Dive Brief:
- GDPR awareness has grown from a trickle to a river, and companies around the world are paying attention to its costs. More than one-third of businesses acknowledge that GDPR is an existential threat, and around half of organizations recognize its potential for reputational damage and revenue loss, according to a NetApp survey of more than 1,100 CIOs, C-suite and IT managers across the U.S., U.K., France and Germany.
- Despite recognizing costs of noncompliance, only 40% of global businesses know where their service providers' data centers are located and where data is stored. In the U.S., this number rises to more than 50%.
- With six weeks left to go before the EU's data protection regulation takes effect, 67% of businesses expect to be compliant in time. Businesses dragging their heels to implement a holistic data protection plan are missing out on a transformation that will reduce risk, improve efficiency and create a data-centric business model, according to the report.
Dive Insight:
Even over the last six months, the number of companies aware of GDPR and actively working to become compliant has grown significantly. Plenty of stragglers and defiers remain, but for the most part businesses are invested. But what happens when not everybody buys into the system?

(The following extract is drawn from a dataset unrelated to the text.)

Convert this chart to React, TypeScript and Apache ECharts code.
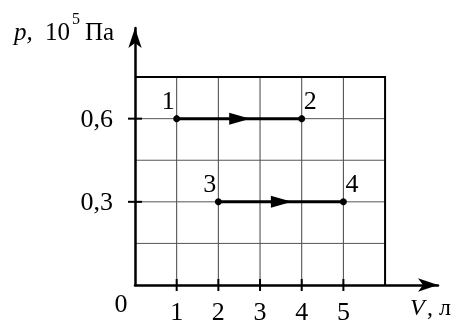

Ignorance of a partner's noncompliance will not save a company from the 4% fines of global annual turnover, so contractual pressures will make it difficult for businesses to opt out of GDPR without opting out of the digital ecosystem.
In light of many data scandals and breaches, having a thorough data protection plan is also increasingly important to customers, investors and consumers. And if your business doesn't know which providers hold its data or where their data centers are, that might be the first order of business.
Even the U.S., which has pointedly stood apart from its European brethren since 1776, has taken notice. At Mark Zuckerberg's testimony before the Senate and House this week, elected officials brought up the EU's upcoming regulation many times.
Interest in domestic data protection regulation is growing, but final resolution, if it is reached, has several hurdles to clear.